What the exercise asks: Exactly repeat the material, dropping only the pictures.

— begin Collected material —

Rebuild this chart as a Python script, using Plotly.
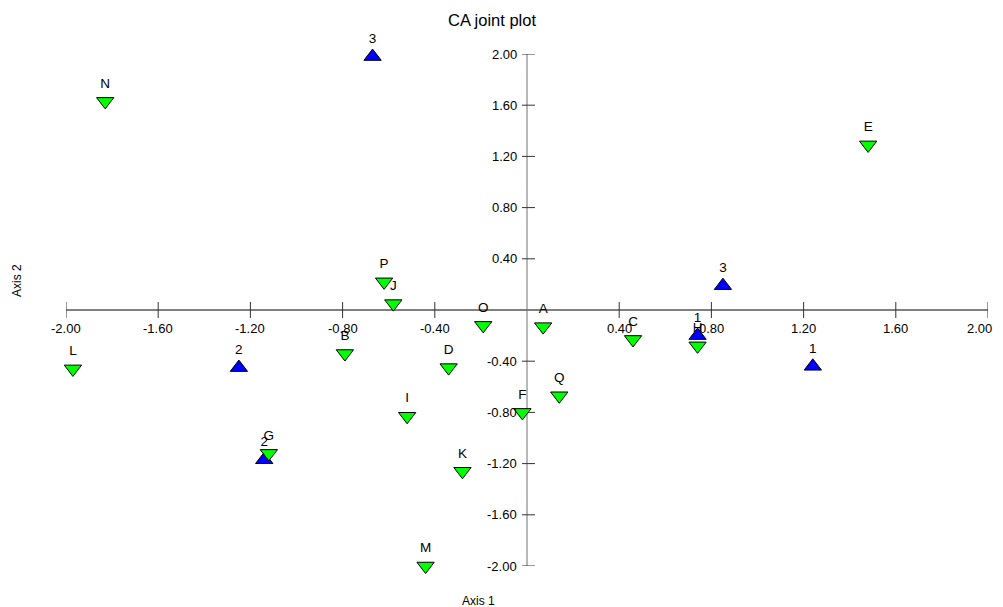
import plotly.graph_objects as go

# ---- data ----
green_labels = ['N', 'E', 'P', 'J', 'O', 'A', 'C', 'H', 'L', 'B', 'D', 'Q', 'I', 'F', 'G', 'K', 'M']
green_x = [-1.83, 1.48, -0.62, -0.58, -0.19, 0.07, 0.46, 0.74, -1.97, -0.79, -0.34, 0.14, -0.52, -0.02, -1.12, -0.28, -0.44]
green_y = [1.63, 1.29, 0.22, 0.05, -0.12, -0.13, -0.23, -0.28, -0.46, -0.34, -0.45, -0.67, -0.83, -0.80, -1.12, -1.26, -2.00]

blue_labels = ['3', '3', '1', '1', '2', '2']
blue_x = [-0.67, 0.85, 1.24, 0.74, -1.25, -1.14]
blue_y = [1.98, 0.19, -0.44, -0.20, -0.45, -1.17]

x_ticks = [-2.0, -1.6, -1.2, -0.8, -0.4, 0.4, 0.8, 1.2, 1.6, 2.0]
y_ticks = [2.0, 1.6, 1.2, 0.8, 0.4, -0.4, -0.8, -1.2, -1.6, -2.0]
x_tick_labels = ['-2.00', '-1.60', '-1.20', '-0.80', '-0.40', '0.40', '0.80', '1.20', '1.60', '2.00']
y_tick_labels = ['2.00', '1.60', '1.20', '0.80', '0.40', '-0.40', '-0.80', '-1.20', '-1.60', '-2.00']

FONT = 'Arial, Liberation Sans, sans-serif'
OFF = 8  # page body margin

fig = go.Figure()

fig.add_trace(go.Scatter(
    x=blue_x, y=blue_y, text=blue_labels, mode='markers+text',
    textposition='top center', textfont=dict(family=FONT, size=13.5, color='black'),
    marker=dict(symbol='triangle-up', size=15, color='#0000FF', line=dict(color='black', width=1)),
    cliponaxis=False, showlegend=False, hoverinfo='text'))

fig.add_trace(go.Scatter(
    x=green_x, y=green_y, text=green_labels, mode='markers+text',
    textposition='top center', textfont=dict(family=FONT, size=13.5, color='black'),
    marker=dict(symbol='triangle-down', size=15, color='#00FF00', line=dict(color='black', width=1)),
    cliponaxis=False, showlegend=False, hoverinfo='text'))

shapes = []
shapes.append(dict(type='line', xref='x', yref='y', x0=-2, x1=2, y0=0, y1=0,
                   line=dict(color='black', width=1), layer='below'))
shapes.append(dict(type='line', xref='x', yref='y', x0=0, x1=0, y0=-2, y1=2,
                   line=dict(color='#707070', width=1), layer='below'))
for t in x_ticks:
    shapes.append(dict(type='line', xref='x', yref='y', x0=t, x1=t,
                       ysizemode='pixel', yanchor=0, y0=-8, y1=8,
                       line=dict(color='#333333', width=1), layer='below'))
for t in y_ticks:
    shapes.append(dict(type='line', xref='x', yref='y', y0=t, y1=t,
                       xsizemode='pixel', xanchor=0, x0=-5, x1=8,
                       line=dict(color='#333333', width=1), layer='below'))

annotations = []
for i, (t, lab) in enumerate(zip(x_ticks, x_tick_labels)):
    last = i == len(x_ticks) - 1
    annotations.append(dict(x=t, y=0, xref='x', yref='y', text=lab, showarrow=False,
                            xanchor='right' if last else 'center', xshift=6 if last else 0,
                            yanchor='middle', yshift=-18,
                            font=dict(family=FONT, size=13, color='black')))
for t, lab in zip(y_ticks, y_tick_labels):
    annotations.append(dict(x=0, y=t, xref='x', yref='y', text=lab, showarrow=False,
                            xanchor='right', yanchor='middle', xshift=-8,
                            font=dict(family=FONT, size=13, color='black')))

annotations.append(dict(x=(478 - 66) / 922, y=(566 - 601) / 512, xref='paper', yref='paper',
                        text='Axis 1', showarrow=False, xanchor='center', yanchor='middle',
                        font=dict(family=FONT, size=12, color='black')))
annotations.append(dict(x=(17 - 66) / 922, y=(566 - 281) / 512, xref='paper', yref='paper',
                        text='Axis 2', showarrow=False, xanchor='center', yanchor='middle',
                        textangle=-90, font=dict(family=FONT, size=12, color='black')))

W, H = 1003 - OFF, 607 - OFF
fig.update_layout(
    width=W, height=H,
    margin=dict(l=66 - OFF, r=W - (66 - OFF) - 922, t=54 - OFF, b=H - (54 - OFF) - 512),
    paper_bgcolor='white', plot_bgcolor='white',
    title=dict(text='CA joint plot', x=(492 - OFF) / W, y=1 - (20 - OFF) / H,
               xanchor='center', yanchor='middle',
               font=dict(family=FONT, size=16.5, color='black')),
    xaxis=dict(range=[-2, 2], visible=False, showgrid=False, zeroline=False),
    yaxis=dict(range=[-2, 2], visible=False, showgrid=False, zeroline=False),
    shapes=shapes, annotations=annotations,
)

fig.write_html('out.html')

— end Collected material —

The response:
Rebuild this chart as a Python script, using Plotly.
import plotly.graph_objects as go

# ---- data ----
green_labels = ['N', 'E', 'P', 'J', 'O', 'A', 'C', 'H', 'L', 'B', 'D', 'Q', 'I', 'F', 'G', 'K', 'M']
green_x = [-1.83, 1.48, -0.62, -0.58, -0.19, 0.07, 0.46, 0.74, -1.97, -0.79, -0.34, 0.14, -0.52, -0.02, -1.12, -0.28, -0.44]
green_y = [1.63, 1.29, 0.22, 0.05, -0.12, -0.13, -0.23, -0.28, -0.46, -0.34, -0.45, -0.67, -0.83, -0.80, -1.12, -1.26, -2.00]

blue_labels = ['3', '3', '1', '1', '2', '2']
blue_x = [-0.67, 0.85, 1.24, 0.74, -1.25, -1.14]
blue_y = [1.98, 0.19, -0.44, -0.20, -0.45, -1.17]

x_ticks = [-2.0, -1.6, -1.2, -0.8, -0.4, 0.4, 0.8, 1.2, 1.6, 2.0]
y_ticks = [2.0, 1.6, 1.2, 0.8, 0.4, -0.4, -0.8, -1.2, -1.6, -2.0]
x_tick_labels = ['-2.00', '-1.60', '-1.20', '-0.80', '-0.40', '0.40', '0.80', '1.20', '1.60', '2.00']
y_tick_labels = ['2.00', '1.60', '1.20', '0.80', '0.40', '-0.40', '-0.80', '-1.20', '-1.60', '-2.00']

FONT = 'Arial, Liberation Sans, sans-serif'
OFF = 8  # page body margin

fig = go.Figure()

fig.add_trace(go.Scatter(
    x=blue_x, y=blue_y, text=blue_labels, mode='markers+text',
    textposition='top center', textfont=dict(family=FONT, size=13.5, color='black'),
    marker=dict(symbol='triangle-up', size=15, color='#0000FF', line=dict(color='black', width=1)),
    cliponaxis=False, showlegend=False, hoverinfo='text'))

fig.add_trace(go.Scatter(
    x=green_x, y=green_y, text=green_labels, mode='markers+text',
    textposition='top center', textfont=dict(family=FONT, size=13.5, color='black'),
    marker=dict(symbol='triangle-down', size=15, color='#00FF00', line=dict(color='black', width=1)),
    cliponaxis=False, showlegend=False, hoverinfo='text'))

shapes = []
shapes.append(dict(type='line', xref='x', yref='y', x0=-2, x1=2, y0=0, y1=0,
                   line=dict(color='black', width=1), layer='below'))
shapes.append(dict(type='line', xref='x', yref='y', x0=0, x1=0, y0=-2, y1=2,
                   line=dict(color='#707070', width=1), layer='below'))
for t in x_ticks:
    shapes.append(dict(type='line', xref='x', yref='y', x0=t, x1=t,
                       ysizemode='pixel', yanchor=0, y0=-8, y1=8,
                       line=dict(color='#333333', width=1), layer='below'))
for t in y_ticks:
    shapes.append(dict(type='line', xref='x', yref='y', y0=t, y1=t,
                       xsizemode='pixel', xanchor=0, x0=-5, x1=8,
                       line=dict(color='#333333', width=1), layer='below'))

annotations = []
for i, (t, lab) in enumerate(zip(x_ticks, x_tick_labels)):
    last = i == len(x_ticks) - 1
    annotations.append(dict(x=t, y=0, xref='x', yref='y', text=lab, showarrow=False,
                            xanchor='right' if last else 'center', xshift=6 if last else 0,
                            yanchor='middle', yshift=-18,
                            font=dict(family=FONT, size=13, color='black')))
for t, lab in zip(y_ticks, y_tick_labels):
    annotations.append(dict(x=0, y=t, xref='x', yref='y', text=lab, showarrow=False,
                            xanchor='right', yanchor='middle', xshift=-8,
                            font=dict(family=FONT, size=13, color='black')))

annotations.append(dict(x=(478 - 66) / 922, y=(566 - 601) / 512, xref='paper', yref='paper',
                        text='Axis 1', showarrow=False, xanchor='center', yanchor='middle',
                        font=dict(family=FONT, size=12, color='black')))
annotations.append(dict(x=(17 - 66) / 922, y=(566 - 281) / 512, xref='paper', yref='paper',
                        text='Axis 2', showarrow=False, xanchor='center', yanchor='middle',
                        textangle=-90, font=dict(family=FONT, size=12, color='black')))

W, H = 1003 - OFF, 607 - OFF
fig.update_layout(
    width=W, height=H,
    margin=dict(l=66 - OFF, r=W - (66 - OFF) - 922, t=54 - OFF, b=H - (54 - OFF) - 512),
    paper_bgcolor='white', plot_bgcolor='white',
    title=dict(text='CA joint plot', x=(492 - OFF) / W, y=1 - (20 - OFF) / H,
               xanchor='center', yanchor='middle',
               font=dict(family=FONT, size=16.5, color='black')),
    xaxis=dict(range=[-2, 2], visible=False, showgrid=False, zeroline=False),
    yaxis=dict(range=[-2, 2], visible=False, showgrid=False, zeroline=False),
    shapes=shapes, annotations=annotations,
)

fig.write_html('out.html')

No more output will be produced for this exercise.